- [Given instruction]: Pull out all lines from the listing below in which the word "this" appears.

- [Provided material]:
┏━━
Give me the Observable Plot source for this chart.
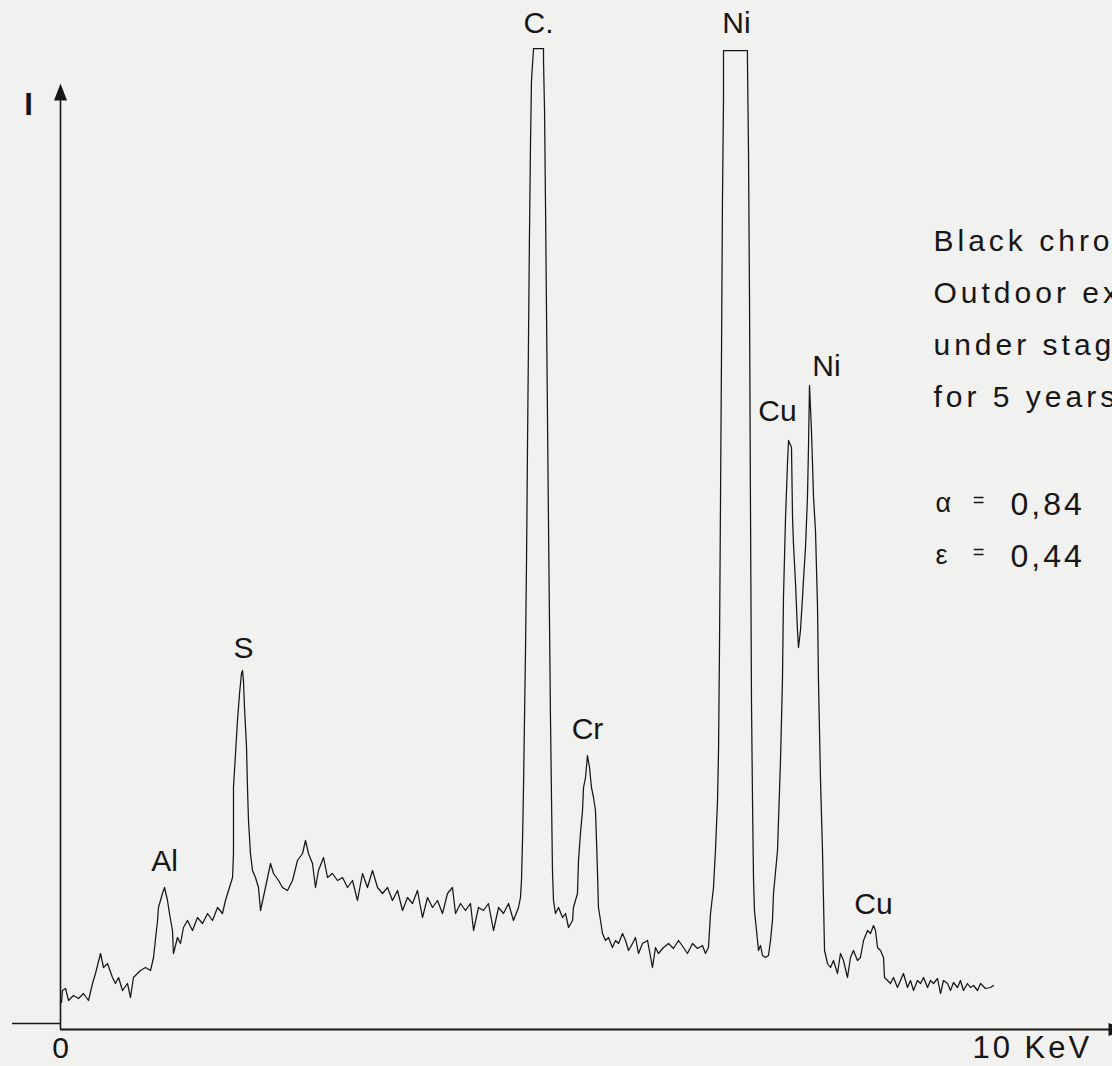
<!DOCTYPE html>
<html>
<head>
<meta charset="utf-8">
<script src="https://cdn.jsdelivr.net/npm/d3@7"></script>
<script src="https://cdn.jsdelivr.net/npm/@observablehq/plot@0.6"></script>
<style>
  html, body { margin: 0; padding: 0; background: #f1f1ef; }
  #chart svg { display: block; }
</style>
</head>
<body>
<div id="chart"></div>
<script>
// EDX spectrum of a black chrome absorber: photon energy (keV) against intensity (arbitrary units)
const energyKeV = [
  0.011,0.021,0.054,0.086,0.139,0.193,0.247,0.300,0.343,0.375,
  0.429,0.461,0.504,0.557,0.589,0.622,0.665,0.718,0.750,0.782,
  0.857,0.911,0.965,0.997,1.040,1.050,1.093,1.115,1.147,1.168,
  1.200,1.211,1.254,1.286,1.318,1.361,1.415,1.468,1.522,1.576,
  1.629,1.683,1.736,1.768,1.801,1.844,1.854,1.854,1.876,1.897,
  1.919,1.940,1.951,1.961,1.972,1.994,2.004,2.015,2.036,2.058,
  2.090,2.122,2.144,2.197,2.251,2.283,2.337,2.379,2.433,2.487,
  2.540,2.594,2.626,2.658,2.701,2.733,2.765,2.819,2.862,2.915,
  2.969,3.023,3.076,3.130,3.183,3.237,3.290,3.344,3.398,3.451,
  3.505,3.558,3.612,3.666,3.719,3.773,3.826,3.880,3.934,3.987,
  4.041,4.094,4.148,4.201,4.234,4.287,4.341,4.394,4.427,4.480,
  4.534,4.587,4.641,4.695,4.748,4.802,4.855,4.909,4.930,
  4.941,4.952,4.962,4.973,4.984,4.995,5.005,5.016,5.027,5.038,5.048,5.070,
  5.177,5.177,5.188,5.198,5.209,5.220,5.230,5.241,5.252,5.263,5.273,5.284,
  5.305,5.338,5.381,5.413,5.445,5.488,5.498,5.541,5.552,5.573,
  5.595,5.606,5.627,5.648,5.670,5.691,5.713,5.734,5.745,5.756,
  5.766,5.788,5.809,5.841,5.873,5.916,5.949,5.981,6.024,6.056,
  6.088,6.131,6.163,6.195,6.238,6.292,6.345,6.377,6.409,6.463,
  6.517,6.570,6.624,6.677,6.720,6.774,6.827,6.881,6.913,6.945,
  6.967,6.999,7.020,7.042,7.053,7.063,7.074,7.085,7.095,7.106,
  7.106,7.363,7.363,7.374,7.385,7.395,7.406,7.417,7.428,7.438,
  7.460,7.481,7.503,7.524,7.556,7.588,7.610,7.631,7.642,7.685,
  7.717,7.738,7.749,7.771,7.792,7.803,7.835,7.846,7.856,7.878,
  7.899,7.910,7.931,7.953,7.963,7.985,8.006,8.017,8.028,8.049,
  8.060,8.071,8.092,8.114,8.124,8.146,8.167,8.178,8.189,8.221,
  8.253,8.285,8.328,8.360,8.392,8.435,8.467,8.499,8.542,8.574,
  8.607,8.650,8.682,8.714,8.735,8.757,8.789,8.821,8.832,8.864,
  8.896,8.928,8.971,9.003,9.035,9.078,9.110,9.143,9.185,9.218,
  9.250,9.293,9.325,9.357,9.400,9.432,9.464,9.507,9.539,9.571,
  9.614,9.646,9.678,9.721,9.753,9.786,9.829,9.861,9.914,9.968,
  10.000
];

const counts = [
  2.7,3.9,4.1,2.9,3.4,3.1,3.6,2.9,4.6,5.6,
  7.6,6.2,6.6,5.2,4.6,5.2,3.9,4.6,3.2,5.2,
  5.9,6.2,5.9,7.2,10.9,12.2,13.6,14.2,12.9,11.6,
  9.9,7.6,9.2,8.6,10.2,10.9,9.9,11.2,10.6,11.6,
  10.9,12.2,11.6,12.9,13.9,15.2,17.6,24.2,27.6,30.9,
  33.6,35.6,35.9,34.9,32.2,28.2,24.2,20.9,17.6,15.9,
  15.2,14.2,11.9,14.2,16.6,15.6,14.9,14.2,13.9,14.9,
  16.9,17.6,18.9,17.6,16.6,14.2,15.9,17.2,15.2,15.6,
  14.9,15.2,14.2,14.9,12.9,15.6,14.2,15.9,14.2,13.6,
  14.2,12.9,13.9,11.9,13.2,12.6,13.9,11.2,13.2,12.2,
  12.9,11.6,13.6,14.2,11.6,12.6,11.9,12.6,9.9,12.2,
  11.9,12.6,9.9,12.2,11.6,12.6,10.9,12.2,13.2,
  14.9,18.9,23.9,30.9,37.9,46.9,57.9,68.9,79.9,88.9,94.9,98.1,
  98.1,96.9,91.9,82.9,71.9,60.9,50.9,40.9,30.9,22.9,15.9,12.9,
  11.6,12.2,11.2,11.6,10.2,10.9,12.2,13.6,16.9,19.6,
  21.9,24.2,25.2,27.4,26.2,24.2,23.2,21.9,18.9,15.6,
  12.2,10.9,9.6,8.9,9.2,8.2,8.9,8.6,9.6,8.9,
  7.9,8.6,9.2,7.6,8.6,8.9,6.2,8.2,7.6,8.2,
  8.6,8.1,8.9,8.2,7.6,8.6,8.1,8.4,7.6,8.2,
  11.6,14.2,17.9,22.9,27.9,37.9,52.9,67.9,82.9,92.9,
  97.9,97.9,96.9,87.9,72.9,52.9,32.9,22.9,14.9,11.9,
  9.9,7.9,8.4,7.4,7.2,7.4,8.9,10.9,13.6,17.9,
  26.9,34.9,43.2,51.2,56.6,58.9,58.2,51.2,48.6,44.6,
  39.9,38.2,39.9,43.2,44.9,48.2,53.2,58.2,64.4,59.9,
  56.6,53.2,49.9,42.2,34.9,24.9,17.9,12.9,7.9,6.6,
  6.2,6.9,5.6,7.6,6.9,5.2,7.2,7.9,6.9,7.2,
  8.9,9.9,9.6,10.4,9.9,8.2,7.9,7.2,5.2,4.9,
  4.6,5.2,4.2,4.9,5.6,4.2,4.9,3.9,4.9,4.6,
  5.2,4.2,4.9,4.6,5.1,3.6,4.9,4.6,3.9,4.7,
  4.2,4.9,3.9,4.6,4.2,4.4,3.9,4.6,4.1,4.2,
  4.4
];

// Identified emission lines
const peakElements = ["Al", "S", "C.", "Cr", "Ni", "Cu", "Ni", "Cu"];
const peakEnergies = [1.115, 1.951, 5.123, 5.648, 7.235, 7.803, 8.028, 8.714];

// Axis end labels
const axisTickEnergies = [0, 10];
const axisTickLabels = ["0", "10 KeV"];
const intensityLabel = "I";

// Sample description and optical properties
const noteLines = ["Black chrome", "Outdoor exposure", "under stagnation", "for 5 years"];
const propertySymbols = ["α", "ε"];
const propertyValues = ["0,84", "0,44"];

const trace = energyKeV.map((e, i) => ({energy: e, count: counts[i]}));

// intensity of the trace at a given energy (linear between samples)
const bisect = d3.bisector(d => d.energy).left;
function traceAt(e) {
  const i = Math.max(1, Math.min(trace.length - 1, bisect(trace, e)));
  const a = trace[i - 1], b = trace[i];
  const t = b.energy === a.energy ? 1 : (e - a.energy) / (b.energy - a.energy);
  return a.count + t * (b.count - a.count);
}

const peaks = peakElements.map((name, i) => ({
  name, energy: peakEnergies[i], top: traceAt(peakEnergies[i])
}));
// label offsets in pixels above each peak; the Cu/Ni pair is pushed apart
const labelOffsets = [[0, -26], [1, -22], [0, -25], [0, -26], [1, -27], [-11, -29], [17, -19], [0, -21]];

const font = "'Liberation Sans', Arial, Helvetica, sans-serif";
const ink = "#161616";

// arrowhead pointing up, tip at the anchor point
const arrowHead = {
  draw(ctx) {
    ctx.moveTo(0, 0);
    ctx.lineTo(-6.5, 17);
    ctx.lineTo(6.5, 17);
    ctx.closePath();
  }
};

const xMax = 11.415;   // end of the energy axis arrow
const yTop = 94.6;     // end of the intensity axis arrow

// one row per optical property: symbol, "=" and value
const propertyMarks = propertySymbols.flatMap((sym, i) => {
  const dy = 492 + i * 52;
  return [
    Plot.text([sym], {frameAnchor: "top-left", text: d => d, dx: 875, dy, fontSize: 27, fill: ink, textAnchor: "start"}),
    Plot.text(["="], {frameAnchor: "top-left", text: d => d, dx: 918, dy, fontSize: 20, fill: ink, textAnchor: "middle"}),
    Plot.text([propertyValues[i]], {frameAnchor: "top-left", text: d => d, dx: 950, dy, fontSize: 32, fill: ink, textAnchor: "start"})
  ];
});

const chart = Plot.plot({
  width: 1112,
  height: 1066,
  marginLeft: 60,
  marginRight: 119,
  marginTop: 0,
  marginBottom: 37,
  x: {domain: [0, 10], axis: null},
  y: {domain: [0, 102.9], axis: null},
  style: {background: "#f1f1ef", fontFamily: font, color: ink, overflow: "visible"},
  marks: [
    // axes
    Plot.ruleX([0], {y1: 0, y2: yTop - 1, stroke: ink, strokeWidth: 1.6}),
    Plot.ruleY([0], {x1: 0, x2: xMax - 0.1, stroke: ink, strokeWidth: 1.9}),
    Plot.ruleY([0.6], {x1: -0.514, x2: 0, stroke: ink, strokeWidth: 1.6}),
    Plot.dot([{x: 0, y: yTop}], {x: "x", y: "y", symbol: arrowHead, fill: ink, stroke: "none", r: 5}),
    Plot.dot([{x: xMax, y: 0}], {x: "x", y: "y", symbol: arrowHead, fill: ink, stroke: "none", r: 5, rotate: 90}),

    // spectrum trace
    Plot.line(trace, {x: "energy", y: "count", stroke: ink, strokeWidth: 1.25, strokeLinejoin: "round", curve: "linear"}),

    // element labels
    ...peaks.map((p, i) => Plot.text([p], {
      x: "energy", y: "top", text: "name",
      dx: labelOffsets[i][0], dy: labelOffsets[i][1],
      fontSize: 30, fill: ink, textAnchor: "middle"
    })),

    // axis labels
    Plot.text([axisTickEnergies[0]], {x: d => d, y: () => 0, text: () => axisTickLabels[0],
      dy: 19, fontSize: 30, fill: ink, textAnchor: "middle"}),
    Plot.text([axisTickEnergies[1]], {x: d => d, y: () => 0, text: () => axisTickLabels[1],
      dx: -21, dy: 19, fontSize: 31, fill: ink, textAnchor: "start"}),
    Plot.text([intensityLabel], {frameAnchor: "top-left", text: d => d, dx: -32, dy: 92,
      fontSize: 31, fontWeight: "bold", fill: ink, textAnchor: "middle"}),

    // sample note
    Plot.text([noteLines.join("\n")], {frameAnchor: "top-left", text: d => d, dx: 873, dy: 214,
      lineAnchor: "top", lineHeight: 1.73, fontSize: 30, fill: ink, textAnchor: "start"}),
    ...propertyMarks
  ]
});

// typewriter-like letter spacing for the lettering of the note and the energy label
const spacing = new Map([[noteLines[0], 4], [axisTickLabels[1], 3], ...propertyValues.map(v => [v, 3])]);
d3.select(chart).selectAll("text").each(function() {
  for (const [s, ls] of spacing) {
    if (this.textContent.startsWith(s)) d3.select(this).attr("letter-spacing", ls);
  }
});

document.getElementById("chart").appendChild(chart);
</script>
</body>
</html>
┗━━
- [Correct response]:
Give me the Observable Plot source for this chart.
    if (this.textContent.startsWith(s)) d3.select(this).attr("letter-spacing", ls);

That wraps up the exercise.